Restate the full listing word for word and leave the pictures out.

▶ _DATA EXCERPT_
###

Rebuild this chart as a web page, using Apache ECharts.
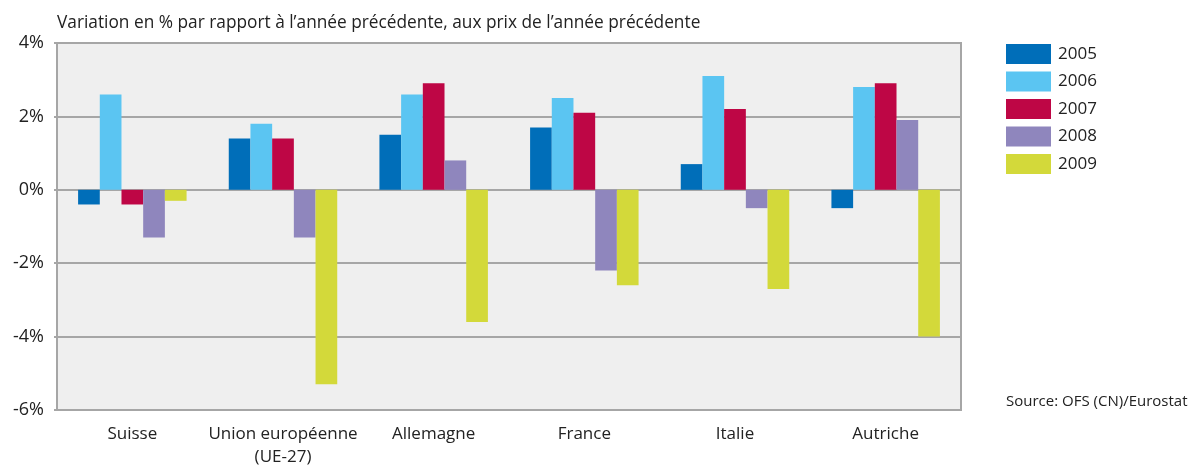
<!DOCTYPE html>
<html><head><meta charset="utf-8">
<script src="https://cdn.jsdelivr.net/npm/echarts@6/dist/echarts.min.js"></script>
<style>html,body{margin:0;padding:0;background:#fff}#c{width:1192px;height:465px}</style>
</head><body><div id="c"></div>
<script>
const categories = ['Suisse', 'Union européenne\n(UE-27)', 'Allemagne', 'France', 'Italie', 'Autriche'];
const years = ['2005', '2006', '2007', '2008', '2009'];
const v2005 = [-0.4, 1.4, 1.5, 1.7, 0.7, -0.5];
const v2006 = [2.6, 1.8, 2.6, 2.5, 3.1, 2.8];
const v2007 = [-0.4, 1.4, 2.9, 2.1, 2.2, 2.9];
const v2008 = [-1.3, -1.3, 0.8, -2.2, -0.5, 1.9];
const v2009 = [-0.3, -5.3, -3.6, -2.6, -2.7, -4.0];
const seriesData = [v2005, v2006, v2007, v2008, v2009];
const colors = ['#006eb9', '#5bc5f2', '#be0645', '#8f86bd', '#d3d93a'];
const FONT = 'Open Sans';

const chart = echarts.init(document.getElementById('c'), null, {renderer: 'canvas'});
chart.setOption({
  animation: false,
  textStyle: {fontFamily: FONT},
  title: {
    text: "Variation en % par rapport à l’année précédente, aux prix de l’année précédente",
    left: 52, top: 10,
    textStyle: {fontFamily: FONT, fontSize: 17.3, fontWeight: 'normal', color: '#222'}
  },
  graphic: [{
    type: 'text', left: 1006, top: 394,
    style: {text: 'Source: OFS (CN)/Eurostat', font: '15px "' + FONT + '"', fill: '#222'}
  }],
  legend: {
    orient: 'vertical', left: 1006, top: 44, padding: 0,
    itemWidth: 45, itemHeight: 20, itemGap: 7.5,
    icon: 'rect',
    textStyle: {fontFamily: FONT, fontSize: 17, color: '#222', padding: [0, 0, 0, 2]},
    data: years
  },
  grid: {
    left: 57, right: 231, top: 43, bottom: 55,
    outerBoundsMode: 'none', containLabel: false,
    show: true, backgroundColor: '#efefef', borderColor: '#a6a6a6', borderWidth: 2
  },
  xAxis: {
    type: 'category', data: categories,
    axisLine: {show: false}, axisTick: {show: false},
    axisLabel: {fontFamily: FONT, fontSize: 17, color: '#222', margin: 13, lineHeight: 23, interval: 0}
  },
  yAxis: {
    type: 'value', min: -6, max: 4, interval: 2,
    axisLine: {show: false},
    axisTick: {show: true, length: 3, lineStyle: {color: '#a6a6a6', width: 2}},
    axisLabel: {formatter: '{value}%', fontFamily: FONT, fontSize: 18, color: '#222', margin: 13},
    splitLine: {lineStyle: {color: '#a6a6a6', width: 2}}
  },
  series: years.map((y, i) => ({
    name: y, type: 'bar', data: seriesData[i],
    itemStyle: {color: colors[i]},
    barGap: '0%', barCategoryGap: '28%'
  }))
});
</script></body></html>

###

▶ _TASK OUTPUT_
Rebuild this chart as a web page, using Apache ECharts.
<!DOCTYPE html>
<html><head><meta charset="utf-8">
<script src="https://cdn.jsdelivr.net/npm/echarts@6/dist/echarts.min.js"></script>
<style>html,body{margin:0;padding:0;background:#fff}#c{width:1192px;height:465px}</style>
</head><body><div id="c"></div>
<script>
const categories = ['Suisse', 'Union européenne\n(UE-27)', 'Allemagne', 'France', 'Italie', 'Autriche'];
const years = ['2005', '2006', '2007', '2008', '2009'];
const v2005 = [-0.4, 1.4, 1.5, 1.7, 0.7, -0.5];
const v2006 = [2.6, 1.8, 2.6, 2.5, 3.1, 2.8];
const v2007 = [-0.4, 1.4, 2.9, 2.1, 2.2, 2.9];
const v2008 = [-1.3, -1.3, 0.8, -2.2, -0.5, 1.9];
const v2009 = [-0.3, -5.3, -3.6, -2.6, -2.7, -4.0];
const seriesData = [v2005, v2006, v2007, v2008, v2009];
const colors = ['#006eb9', '#5bc5f2', '#be0645', '#8f86bd', '#d3d93a'];
const FONT = 'Open Sans';

const chart = echarts.init(document.getElementById('c'), null, {renderer: 'canvas'});
chart.setOption({
  animation: false,
  textStyle: {fontFamily: FONT},
  title: {
    text: "Variation en % par rapport à l’année précédente, aux prix de l’année précédente",
    left: 52, top: 10,
    textStyle: {fontFamily: FONT, fontSize: 17.3, fontWeight: 'normal', color: '#222'}
  },
  graphic: [{
    type: 'text', left: 1006, top: 394,
    style: {text: 'Source: OFS (CN)/Eurostat', font: '15px "' + FONT + '"', fill: '#222'}
  }],
  legend: {
    orient: 'vertical', left: 1006, top: 44, padding: 0,
    itemWidth: 45, itemHeight: 20, itemGap: 7.5,
    icon: 'rect',
    textStyle: {fontFamily: FONT, fontSize: 17, color: '#222', padding: [0, 0, 0, 2]},
    data: years
  },
  grid: {
    left: 57, right: 231, top: 43, bottom: 55,
    outerBoundsMode: 'none', containLabel: false,
    show: true, backgroundColor: '#efefef', borderColor: '#a6a6a6', borderWidth: 2
  },
  xAxis: {
    type: 'category', data: categories,
    axisLine: {show: false}, axisTick: {show: false},
    axisLabel: {fontFamily: FONT, fontSize: 17, color: '#222', margin: 13, lineHeight: 23, interval: 0}
  },
  yAxis: {
    type: 'value', min: -6, max: 4, interval: 2,
    axisLine: {show: false},
    axisTick: {show: true, length: 3, lineStyle: {color: '#a6a6a6', width: 2}},
    axisLabel: {formatter: '{value}%', fontFamily: FONT, fontSize: 18, color: '#222', margin: 13},
    splitLine: {lineStyle: {color: '#a6a6a6', width: 2}}
  },
  series: years.map((y, i) => ({
    name: y, type: 'bar', data: seriesData[i],
    itemStyle: {color: colors[i]},
    barGap: '0%', barCategoryGap: '28%'
  }))
});
</script></body></html>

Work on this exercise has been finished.